The flip-out control panel houses a 2.4-inch touchscreen and, to the side of this, there's a numerical keypad, comprised of touch-sensitive buttons, for dialling fax numbers. The touchscreen is responsive and makes the simple menu system very easy to use.
The large paper tray at the bottom takes up to 150 sheets of A4 paper when closed, but can be expanded outwards to accommodate A3+ paper sizes. It looks rather ungainly when fully extended, though, as the telescopic paper output tray that sits above it doesn't extend equally far out.
On top of the scanner, there's an A4 automatic document feeder that can handle up to 35 sheets of paper. It's handy for photocopying or faxing multi-page documents.
As you'd expect from a photo printer, there are memory-card slots that cover off all the major formats, including xD, SD and Memory Stick. Sadly, there's no PictBridge USB port.
Setting up the 7500A is a breeze. As well as offering a USB port, it supports Wi-Fi and Ethernet, so it's easy to share the printer with multiple computers across a network if you want.
This model uses four ink cartridges -- three colour ones, plus a high-capacity black one. These slot into a semi-permanent print head that then slots into the main print arm. Installing the cartridges is very straightforward -- there's an on-screen wizard to guide you through the whole process, step by step.
Print costs aren't bad.
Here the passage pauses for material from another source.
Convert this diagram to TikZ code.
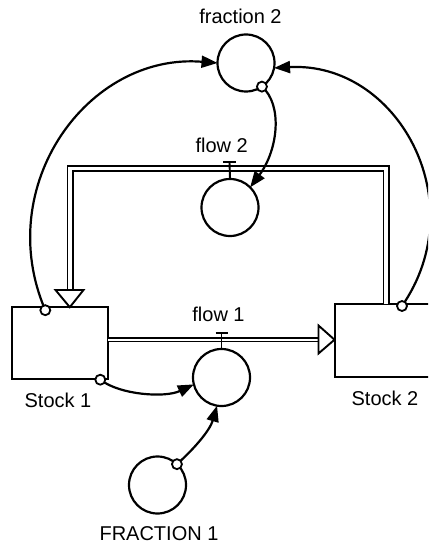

A black and white sheet costs around 2.3p to print including paper costs, while a colour sheet works out at around 6.7p per page.
This printer's flat-bed scanner is a standard A4-sized model, so you can't use it to photocopy A3 sheets, although you can blow up A4 sheets to A3 size if you want. The scanner does a pretty good job of retaining accurate colours when scanning photos, and the amount of detail it captures is also impressive.
It's pretty fast when it comes to copying too -- it took just 21 seconds to copy our A4 black and white text document. However, the results had noticeably heavier text than the original, which, in extreme cases, led to some slight smudging.
When it comes to actual printing, the 7500A's performance is rather mixed. It churned out ten copies of our black and white text document in a speedy 1 minute and 29 seconds, and the quality was very impressive. The text was so crisp it wasn't far off what we'd expect from a good laser printer.
The 7500A is far less rapid when working with colour graphics, though. Ten copies of our graphics test sheet took 4 minutes and 24 seconds to emerge, which is quite a leisurely pace in comparison to the fastest inkjet models we've tested.
The printer was faster at printing our ten-page colour presentation, completing the task in 3 minutes and 3 seconds. Despite the slightly sluggish colour printing speeds, the results were hard to fault. Colours looked deep and rich, with little of the striping that you sometimes see in blocks of colour from lesser models.
The 7500A proved fast when it comes to photo printing too, taking a mere 37 seconds to produce a 4- by 6-inch print, but the results were relatively poor, with noticeable dithering on skin tones. That perhaps isn't surprising given that this machine is only a three-colour model.
The HP Officejet 7500A can not only handle larger paper sizes, but also produces good results at affordable prices, even when working with standard A4 sheets. All in all, it sets a new benchmark for affordable, medium-format, multi-function printers.